In the spring of 2018 the property was offered for sale. Due to its size, undeveloped nature, wetlands, and high-bluff shoreline, the land was considered to be of significant conservation value. Neighbors contacted Jefferson Land Trust about the sale to see if protecting the property was possible. In the summer of 2018 a group of Marrowstone Island residents conducted a ground survey of the land and catalogued more than 100 species of plants and animals and five distinct habitat types.

In a very accelerated timeline, Jefferson Land Trust sought and acquired federal funding through our partnership in the Hood Canal Navy Readiness and Environmental Protection Integration (REPI) program. This funding covered a significant portion of the total purchase price, but required a matching fund source to cover the remaining land acquisition and stewardship costs. The Land Trust began a community fundraising campaign, and in just four months, more than 250 donors and organizations contributed more than $210,000, allowing us to finalize the purchase in fall of 2018 and open the preserve in 2019.

Naming this preserve: We often name preserves in a way that reflects something — often a geographic or ecological feature — about the place. To name this preserve, the mature forest on a bluff was what stood out for us. Meaning “to be in the forest up away from the water,” the S’Klallam word “čáy̕əqʷ” seemed to fit this special place perfectly.

After discovering the word in the Klallam language dictionary, we worked with S’Klallam tribe language experts to develop an English (Anglicized) version of the word that we could use to name the preserve. What they came up with is “Chai-yahk-wh” and they also explained that the final “wh” is a gentle sound like that made when blowing out a candle.

The Protected Property Today

The goals for Chai-Yahk-wh Preserve are to provide wildlife habitat and public access, as well as to foster and support human connections to nature.

Chai-yahk-wh Preserve is home to two wetlands, mature forests, and high bluffs. Island wildlife may roam 51 acres of protected land In combination with neighboring properties, the preserve is a part of a habitat and agricultural corridor in central Marrowstone stretching from the shoreline much of the way across the island. It is bordered on one side by Twin Vista Ranch — farmland protected with a conservation easement donated by Lisa Thayer Painter.

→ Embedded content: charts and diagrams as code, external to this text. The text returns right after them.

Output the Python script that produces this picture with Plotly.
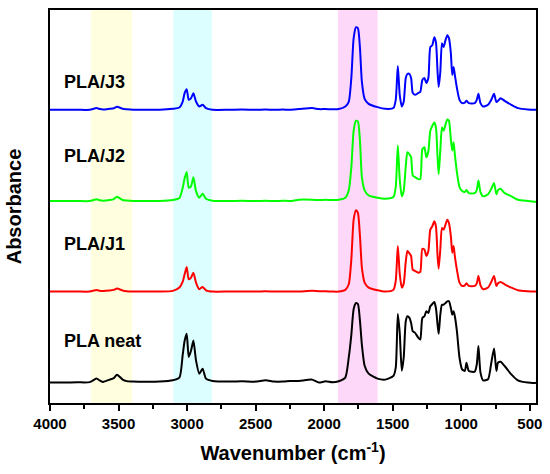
import plotly.graph_objects as go

# wavenumber grid (cm-1), shared by all spectra
wavenumber = [4000, 3900, 3800, 3710, 3661, 3635, 3613, 3565, 3535, 3511, 3470, 3440, 3395, 3300, 3200,
              3104, 3056, 3032, 3018, 3003, 2988, 2971, 2954, 2935, 2911, 2887, 2862, 2814, 2700, 2600,
              2500, 2427, 2366, 2300, 2250,
              2184, 2088, 2039, 1991, 1940, 1894, 1846, 1821, 1802, 1785, 1768, 1754, 1739, 1725, 1705,
              1676, 1611, 1555, 1495, 1478, 1463, 1449, 1434, 1420, 1405, 1393, 1378, 1366, 1354, 1337,
              1313, 1299, 1284, 1269, 1255, 1240, 1226, 1211, 1197, 1185, 1173, 1165, 1153, 1141, 1129,
              1115, 1102, 1090, 1076, 1066, 1056, 1047, 1032, 1013, 994, 974, 962, 945, 902, 887,
              875, 860, 841, 805, 781, 761, 744, 732, 713, 684, 635, 587, 514, 466, 455]

# absorbance above each baseline (a.u.)
pla_neat = [0, 0, 0.3, 0.5, 4, 2, 0.7, 3, 4.5, 8, 3, 1.5, 1, 0.8, 1,
            2.3, 5, 28, 42, 49, 25.7, 32.3, 42.3, 22.3, 9, 14, 4, 1.7, 1, 1.3,
            1, 2.3, 1, 1, 1.5,
            1.7, 3, 0, 1.3, 0.3, 1.3, 5, 25, 48, 74, 80, 79, 62, 38, 17,
            9, 4, 3, 6.7, 15, 69, 50, 12, 25, 61.7, 66.7, 65, 60, 51.7, 50,
            45, 43.3, 65, 66.7, 71.7, 70, 76.7, 79, 81, 75, 58.3, 49, 68.3, 78.3, 78.3,
            80, 81.7, 81.7, 75, 68.3, 71.7, 66.7, 51.7, 25, 13.3, 11.7, 20, 11.7, 11, 18.3,
            36.7, 10, 2.3, 3.3, 20, 34.3, 11.7, 20, 21, 16.7, 8.3, 2.3, 0, -0.3, 0]

pla_j1 = [0, 0, 0, 0, 1.7, 0.7, 0.5, 1, 1.7, 3, 1, 0.3, 0, 0, 0,
          0.7, 4, 10, 17.3, 24.7, 12.3, 14, 19, 9, 2.3, 4.7, 1.3, 0, 0, 0,
          0, 0.3, 0, 0, 0,
          0, 0.7, 0.3, 0.3, 0, 0, 1.7, 7.3, 32.3, 72.3, 81.7, 79, 55.7, 24, 9,
          4, 1.3, 0, 1.7, 10.7, 45.7, 18, 4, 8, 30, 40.7, 38.3, 35.7, 22, 20.7,
          19, 19.7, 43, 42.3, 35.7, 40.7, 62.3, 65.7, 70.7, 65.7, 35.7, 23, 42.3, 64, 62.3,
          67.3, 72.3, 69, 55.7, 39, 45.7, 35.7, 22, 9, 5.7, 6.3, 8.3, 5.7, 5.7, 8.3,
          15.7, 6.3, 2.3, 4, 9.7, 15.7, 5.7, 8.3, 9.7, 7.3, 4, 1.3, 0.3, 0, 0]

pla_j2 = [0, 0, 0, 0, 1.7, 0.7, 0.3, 1, 2, 4.3, 1, 0.5, 0, 0, 0,
          1, 3, 13.3, 23, 29.3, 13.3, 15, 24, 10, 3.3, 7.3, 2.3, 0.3, 0, 0.3,
          0, 0.3, 0, 0.3, 0,
          1.3, 1.3, 1, 1.3, 1, 1.3, 3.3, 10.7, 34, 70.7, 80.7, 80, 60.7, 24, 10.7,
          5.7, 3.3, 2.3, 4, 14, 55.7, 22, 4.7, 10, 35, 49, 47, 44, 25.7, 24,
          22, 22, 52, 54, 44, 50, 70.7, 75.7, 79, 74, 44, 27, 50.7, 74, 70.7,
          77, 82, 80.7, 62, 50.7, 59, 47, 29, 14, 10, 9, 11, 8, 8, 11,
          20.7, 9, 4.7, 6.7, 12.3, 18, 6.7, 11, 12.3, 8, 4.7, 1.3, 0, -0.7, -0.7]

pla_j3 = [0, 0, 0, 0, 1.7, 0.7, 0.3, 1, 1.5, 3, 1, 0.5, 0, 0, 0,
          1, 2.3, 8.3, 16.7, 20.7, 10, 11.7, 16.7, 8.3, 3.3, 5, 1.7, 0, 0, 0.3,
          0, 0.3, 0, 0.3, 0,
          0.7, 1.7, 0.7, 0.7, 0.5, 0.7, 3.3, 8, 32, 72, 83, 82, 62, 28, 11,
          6, 2.7, 1, 1.7, 10, 44, 15, 3.3, 8, 32, 36, 36, 32, 17, 15,
          17, 18, 30, 32, 27, 32, 63, 65, 73, 68, 38, 23, 38, 67, 63,
          70, 75, 72, 57, 35, 43, 35, 22, 10, 6.7, 7.3, 9, 6.7, 6.7, 10,
          16, 6.7, 3.3, 5, 10, 16, 7.7, 9, 11.7, 9, 5, 1.7, 0.3, 0, 0]

names = ["PLA neat", "PLA/J1", "PLA/J2", "PLA/J3"]
spectra = [pla_neat, pla_j1, pla_j2, pla_j3]
offsets = [20.5, 112, 203, 294.7]
colors = ["#000000", "#FF0000", "#00FF00", "#0000FF"]
label_y = [62.5, 160, 248, 323]

# shaded bands (start, end, colour)
bands = [(3700, 3400, "#FFFFE0"), (3100, 2820, "#DCFEFE"), (1900, 1610, "#FDD8F8")]

fig = go.Figure()
for name, vals, off, col in zip(names, spectra, offsets, colors):
    fig.add_trace(go.Scatter(x=wavenumber, y=[v + off for v in vals], mode="lines", name=name,
                             line=dict(color=col, width=2, shape="spline", smoothing=0.6)))

for x0, x1, c in bands:
    fig.add_shape(type="rect", xref="x", yref="paper", x0=x0, x1=x1, y0=0, y1=1,
                  fillcolor=c, line_width=0, layer="below")

for name, y in zip(names, label_y):
    fig.add_annotation(x=3915, y=y, text="<b>%s</b>" % name, showarrow=False, xanchor="left",
                       yanchor="middle", font=dict(size=18, color="black"))

fig.update_layout(
    width=550, height=474,
    margin=dict(l=50, r=12, t=8, b=71),
    plot_bgcolor="white", paper_bgcolor="white",
    showlegend=False,
    font=dict(family="Liberation Sans, Arial, sans-serif", color="black"),
)
fig.update_xaxes(range=[4000, 455], tickvals=[4000, 3500, 3000, 2500, 2000, 1500, 1000, 500],
                 ticks="outside", ticklen=6, tickwidth=2, tickcolor="black",
                 minor=dict(dtick=250, ticks="outside", ticklen=4, tickwidth=2, tickcolor="black"),
                 tickfont=dict(size=15, weight="bold"), showgrid=False, zeroline=False,
                 showline=True, linewidth=2, linecolor="black", mirror=True,
                 title=dict(text="<b>Wavenumber (cm<sup>-1</sup>)</b>", font=dict(size=20), standoff=15))
fig.update_yaxes(range=[0, 395], showticklabels=False, ticks="", showgrid=False, zeroline=False,
                 showline=True, linewidth=2, linecolor="black", mirror=True,
                 title=dict(text="<b>Absorbance</b>", font=dict(size=20), standoff=21))

# drop the default page margin so the figure sits at the window corner
fig.write_html("out.html", config={"displayModeBar": False},
               post_script="document.body.style.margin='0';")
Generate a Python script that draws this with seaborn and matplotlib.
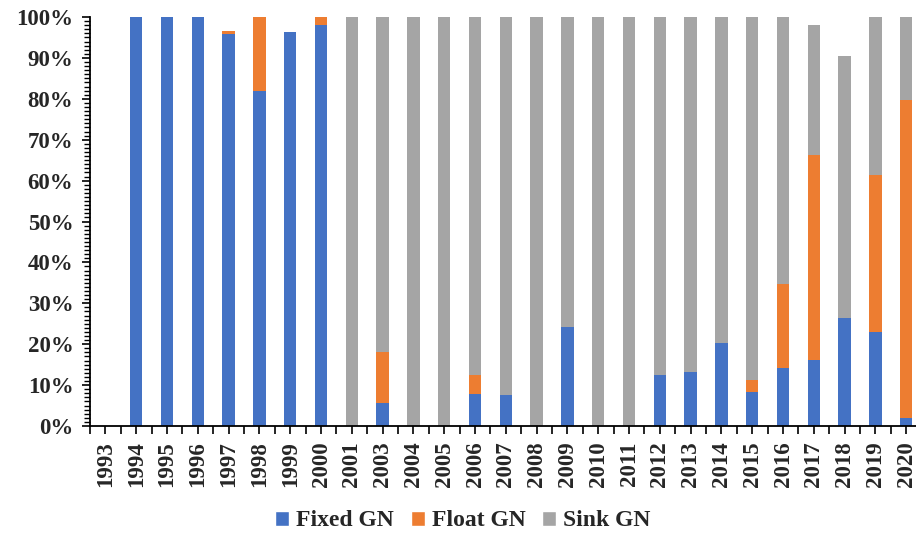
import numpy as np
import pandas as pd
import matplotlib
matplotlib.use('Agg')
import matplotlib.pyplot as plt
import seaborn as sns
from matplotlib.patches import Patch
from matplotlib.ticker import MultipleLocator, FixedLocator

# Share of gillnet types per year (percent)
years = ['1993', '1994', '1995', '1996', '1997', '1998', '1999', '2000', '2001',
         '2003', '2004', '2005', '2006', '2007', '2008', '2009', '2010', '2011',
         '2012', '2013', '2014', '2015', '2016', '2017', '2018', '2019', '2020']
fixed_gn = [0, 100, 100, 100, 95.8, 81.8, 96.4, 98.1, 0,
            5.7, 0, 0, 7.9, 7.5, 0, 24.2, 0, 0,
            12.4, 13.1, 20.4, 8.3, 14.1, 16.1, 26.3, 23.0, 2.0]
float_gn = [0, 0, 0, 0, 0.7, 18.2, 0, 1.9, 0,
            12.3, 0, 0, 4.5, 0, 0, 0, 0, 0,
            0, 0, 0, 2.9, 20.6, 50.2, 0, 38.4, 77.7]
sink_gn = [0, 0, 0, 0, 0, 0, 0, 0, 100,
           82.0, 100, 100, 87.6, 92.5, 100, 75.8, 100, 100,
           87.6, 86.9, 79.6, 88.8, 65.3, 31.8, 64.2, 38.6, 20.3]

df = pd.DataFrame({'year': years, 'fixed': fixed_gn, 'float': float_gn, 'sink': sink_gn})
df['lvl2'] = df['fixed'] + df['float']
df['lvl3'] = df['lvl2'] + df['sink']

colors = {'Fixed GN': '#4472C4', 'Float GN': '#ED7D31', 'Sink GN': '#A5A5A5'}

sns.set_style('ticks')
plt.rcParams['font.family'] = ['Liberation Serif', 'DejaVu Serif']
plt.rcParams['font.weight'] = 'bold'

fig = plt.figure(figsize=(9.16, 5.42), dpi=100)
ax = fig.add_axes([90 / 916, 116 / 542, 831.6 / 916, 409 / 542])

# stacked bars drawn as cumulative totals, back to front
for col, name in [('lvl3', 'Sink GN'), ('lvl2', 'Float GN'), ('fixed', 'Fixed GN')]:
    sns.barplot(data=df, x='year', y=col, color=colors[name], width=0.4,
                saturation=1, linewidth=0, ax=ax)

ax.set_xlim(-0.5, len(years) - 0.5)
ax.set_ylim(0, 100)
ax.set_xlabel('')
ax.set_ylabel('')
ax.yaxis.set_minor_locator(MultipleLocator(1))
ax.set_yticks(np.arange(0, 101, 10))
ax.set_yticklabels([f'{v}%' for v in range(0, 101, 10)], fontsize=16.5, fontweight='bold')
ax.set_xticks(range(len(years)))
ax.set_xticklabels(years, rotation=90, fontsize=16.5, fontweight='bold')
ax.xaxis.set_minor_locator(FixedLocator(np.arange(-0.5, len(years), 1)))

ax.tick_params(axis='y', which='major', length=6, width=1.2, color='black', pad=6)
ax.tick_params(axis='y', which='minor', length=4, width=1.0, color='black')
ax.tick_params(axis='x', which='both', length=6, width=1.2, color='black', pad=5)

sns.despine(ax=ax, top=True, right=True)
for side in ['left', 'bottom']:
    ax.spines[side].set_linewidth(1.3)
    ax.spines[side].set_color('black')

handles = [Patch(facecolor=c, label=k) for k, c in colors.items()]
fig.legend(handles=handles, loc='center', bbox_to_anchor=(463 / 916, 1 - 521 / 542),
           ncol=3, frameon=False, handlelength=0.6, handleheight=0.6,
           handletextpad=0.3, columnspacing=0.7, prop={'weight': 'bold', 'size': 17})

fig.savefig('out.png', dpi=100)
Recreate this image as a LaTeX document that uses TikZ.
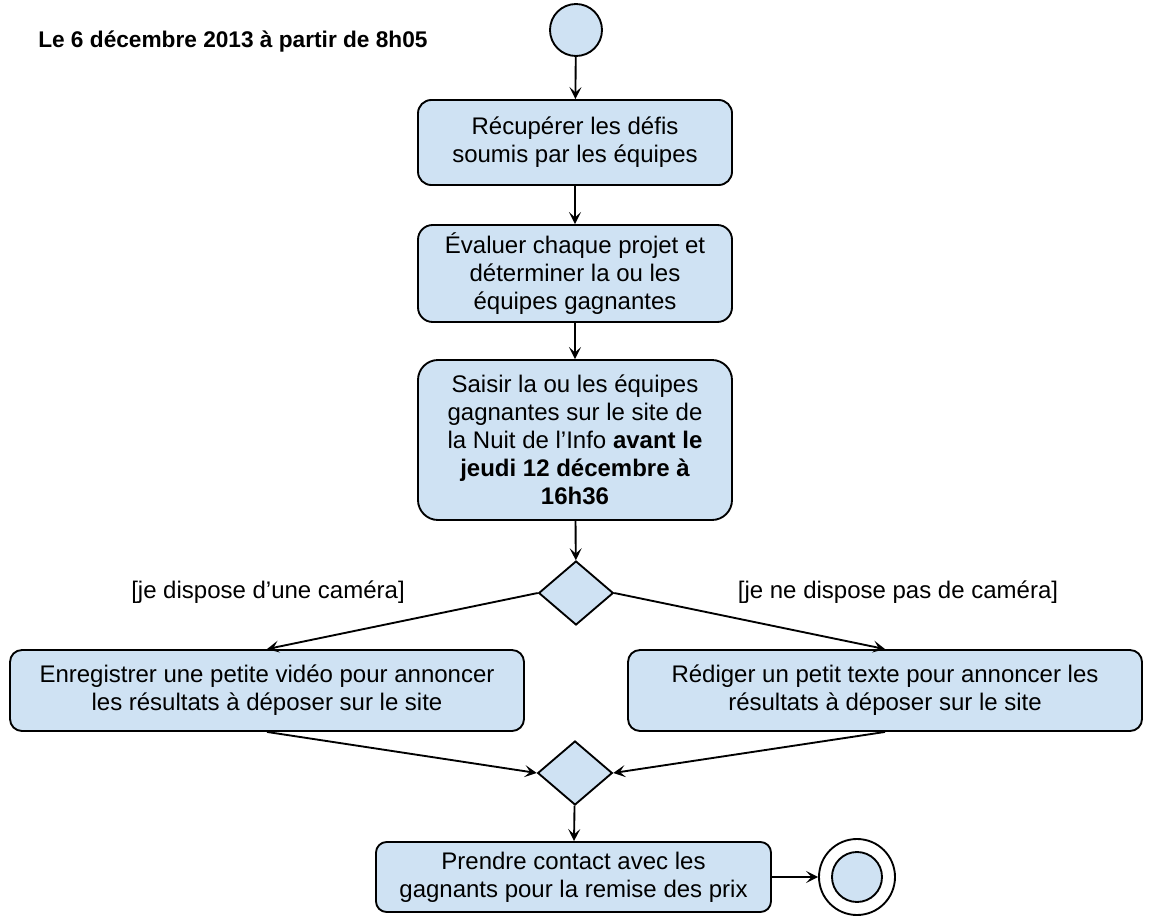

The preserve can be used for light recreation by the community. The almost ½-mile forested Greg Lailsh Memorial Trail (named for a well-loved local trail enthusiast and advocate) winds through mature forests of Douglas Fir, Western redcedar, sword ferns, and seasonal wildflowers.

The preserve also offers space for an outdoor education and nature studies area for groups including CedarRoot Folk School. Here students have the opportunity to observe plant life, soil, wildlife and their signs and tracks, insects, amphibians, and more.

Visiting the Preserve

Chai-yahk-wh Preserve is open from dawn until dusk and can be accessed via the entrance on Flagler Road across from Griffith Point Road. The entrance lies two miles past the “Welcome to Marrowstone Island” sign and is on the right side of the road. A small parking area lies just beyond the WSU Twin Vista Ranch. Please refrain from parking along East Marrowstone Road to ensure public safety.

Trail Map

Chai-yahk-wh Preserve Trail Map

Click the map to view a full-page version.

Our Vision for this Special Place

Our long-term vision for Chai-yahk-wh Preserve centers around stewarding a resilient and diverse habitat of native species. This special place will sustain groundwater for neighboring homes, farms, and forests, while the protective, forested bluffs of the preserve filter runoff on its way to the shore. This structurally diverse forest will also provide seed bank niches and habitat for wildlife.

Additional Information

Biological Survey Report: During late July and August, a number of Marrowstone Island residents conducted a ground survey of the potential community preserve. They mapped the property, identifying five major habitat types and cataloging more than 100 species of plants and animals. You can see what they learned in their Initial Biological Survey of the property.